Peut-on faire du silence d’un homme sur les faits qui l’ont conduit en prison la condition de sa libération conditionnelle ? La loi le prévoit pour les infractions particulièrement graves dont les atteintes à la vie : parmi les conditions particulières que le juge peut imposer, figure celle de s’abstenir de toute intervention publique relative à l’infraction commise.
Jean-Marc Rouillan s’est exprimé dans une interview accordée à L’Express. Au journaliste qui lui demandait s’il regrettait les actes d’Action directe, et notamment l’assassinat de G. Besse, Rouillan fait une réponse ambiguë et ne se contente pas de dire qu’il n’a pas le droit de s’exprimer sur ce sujet. Que Rouillan ne soit pas un repenti ne peut étonner personne. Mais si, officiellement, nul n’exige cela de lui, c’est bien ce que l’on en attend, car un propos de Rouillan d’une autre nature n’aurait pas entraîné la même réaction.
Rouillan a parlé sans parler tout en parlant. Si l’on doit en tirer comme conséquence sa réincarcération, il faut dire clairement le discours que l’on veut entendre des membres d’Action directe. De simples paroles, même sujettes à interprétations, méritent-elles des années de prison alors qu’il a subi sa peine et que la justice a considéré qu’il remplissait les conditions nécessaires à une liberté conditionnelle, au demeurant très partielle, puisqu’il était astreint à dormir en prison ?

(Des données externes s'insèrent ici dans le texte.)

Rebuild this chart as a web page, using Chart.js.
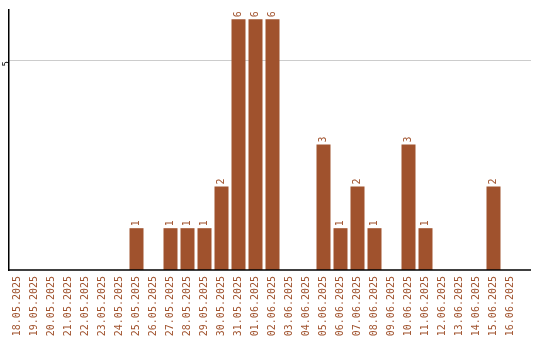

Jean-Marc Rouillan a été condamné pour les crimes commis ; le respect dû à ses victimes exige qu’il respecte certaines obligations. Ceci ne peut signifier qu’il soit interdit d’aborder cette période et notre société démocratique doit être suffisamment mûre pour ne pas être déstabilisée par des propos, fussent-ils difficiles à lire ou entendre. Mieux vaut appliquer l’interdiction légale de faire l’apologie d’un crime que d’interdire a priori toute expression.